### Prompt
From the very first line of the data to the line containing "right_ticks = [0, 10, 20, 30, 40, 50]", retype everything exactly, leaving the pictures behind.
◇ ◇ ◇ ◇ ◇ ◇ ◇
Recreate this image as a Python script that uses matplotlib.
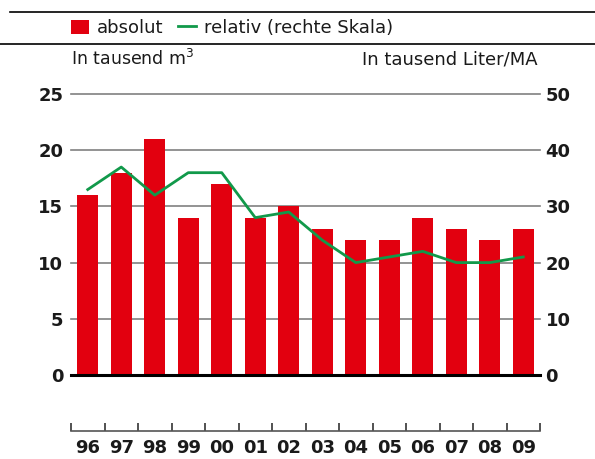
import matplotlib
matplotlib.use("Agg")
import matplotlib.pyplot as plt
from matplotlib.patches import Patch
from matplotlib.lines import Line2D
import numpy as np

# data
years = ["96", "97", "98", "99", "00", "01", "02", "03", "04", "05", "06", "07", "08", "09"]
absolut = [16, 18, 21, 14, 17, 14, 15, 13, 12, 12, 14, 13, 12, 13]       # tausend m3
relativ = [33, 37, 32, 36, 36, 28, 29, 24, 20, 21, 22, 20, 20, 21]       # tausend Liter/MA
left_ticks = [0, 5, 10, 15, 20, 25]
right_ticks = [0, 10, 20, 30, 40, 50]

RED = "#e2000f"
GREEN = "#11994a"
TXT = "#1a1a1a"

plt.rcParams["font.family"] = ["DejaVu Sans"]

W, H = 595, 459
fig = plt.figure(figsize=(W / 100, H / 100), dpi=100)

def fx(px):
    return px / W

def fy(py):
    return 1 - py / H

x = np.arange(len(years))

# main plot area
ax = fig.add_axes([fx(71), fy(375), fx(540) - fx(71), fy(94) - fy(375)])
ax.bar(x, absolut, width=0.63, color=RED, zorder=2)
ax.set_xlim(-0.5, len(years) - 0.5)
ax.set_ylim(0, 25)
ax.set_yticks(left_ticks)
for t in left_ticks[1:]:
    ax.axhline(t, color="#808080", lw=1.2, zorder=1, clip_on=False)
ax.axhline(0, color="black", lw=2.2, zorder=3, clip_on=False)
for s in ax.spines.values():
    s.set_visible(False)
ax.set_xticks([])
ax.tick_params(axis="y", length=0, pad=5.5, labelsize=13, labelcolor=TXT)
for lab in ax.get_yticklabels():
    lab.set_fontweight("bold")

ax2 = ax.twinx()
ax2.plot(x, relativ, color=GREEN, lw=2, zorder=4)
ax2.set_ylim(0, 50)
ax2.set_yticks(right_ticks)
for s in ax2.spines.values():
    s.set_visible(False)
ax2.tick_params(axis="y", length=0, pad=4, labelsize=13, labelcolor=TXT)
for lab in ax2.get_yticklabels():
    lab.set_fontweight("bold")

# separate year axis at the bottom
axb = fig.add_axes([fx(71), fy(431), fx(540) - fx(71), 0.001])
axb.set_xlim(-0.5, len(years) - 0.5)
axb.set_yticks([])
for k in ["top", "left", "right"]:
    axb.spines[k].set_visible(False)
axb.spines["bottom"].set_color("#555555")
axb.spines["bottom"].set_linewidth(1.2)
axb.set_xticks(np.arange(-0.5, len(years), 1.0))
axb.set_xticklabels([])
axb.tick_params(axis="x", which="major", direction="in", length=5.5, width=1.2, color="#333333")
axb.set_xticks(x, minor=True)
axb.set_xticklabels(years, minor=True)
axb.tick_params(axis="x", which="minor", length=0, pad=5.5, labelsize=13, labelcolor=TXT)
for lab in axb.get_xticklabels(minor=True):
    lab.set_fontweight("bold")

# header rules
fig.add_artist(Line2D([fx(10), 1], [fy(12), fy(12)], color="black", lw=1.2))
fig.add_artist(Line2D([0, 1], [fy(44), fy(44)], color="black", lw=1.2))

# legend
handles = [Patch(facecolor=RED, edgecolor="none"),
           Line2D([], [], color=GREEN, lw=2)]
fig.legend(handles, ["absolut", "relativ (rechte Skala)"], loc="center left",
           bbox_to_anchor=(fx(71), fy(28)), ncol=2, frameon=False, fontsize=13,
           borderpad=0, borderaxespad=0, handlelength=1.0, handleheight=0.8,
           handletextpad=0.45, columnspacing=0.8, labelcolor=TXT)

# axis titles
fig.text(fx(71), fy(59), "In tausend m$^3$", ha="left", va="center", fontsize=12.5, color=TXT)
fig.text(fx(538), fy(59), "In tausend Liter/MA", ha="right", va="center", fontsize=13, color=TXT)

fig.savefig("out.png", dpi=100)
◇ ◇ ◇ ◇ ◇ ◇ ◇
### Result for this exercise
Recreate this image as a Python script that uses matplotlib.
import matplotlib
matplotlib.use("Agg")
import matplotlib.pyplot as plt
from matplotlib.patches import Patch
from matplotlib.lines import Line2D
import numpy as np

# data
years = ["96", "97", "98", "99", "00", "01", "02", "03", "04", "05", "06", "07", "08", "09"]
absolut = [16, 18, 21, 14, 17, 14, 15, 13, 12, 12, 14, 13, 12, 13]       # tausend m3
relativ = [33, 37, 32, 36, 36, 28, 29, 24, 20, 21, 22, 20, 20, 21]       # tausend Liter/MA
left_ticks = [0, 5, 10, 15, 20, 25]
right_ticks = [0, 10, 20, 30, 40, 50]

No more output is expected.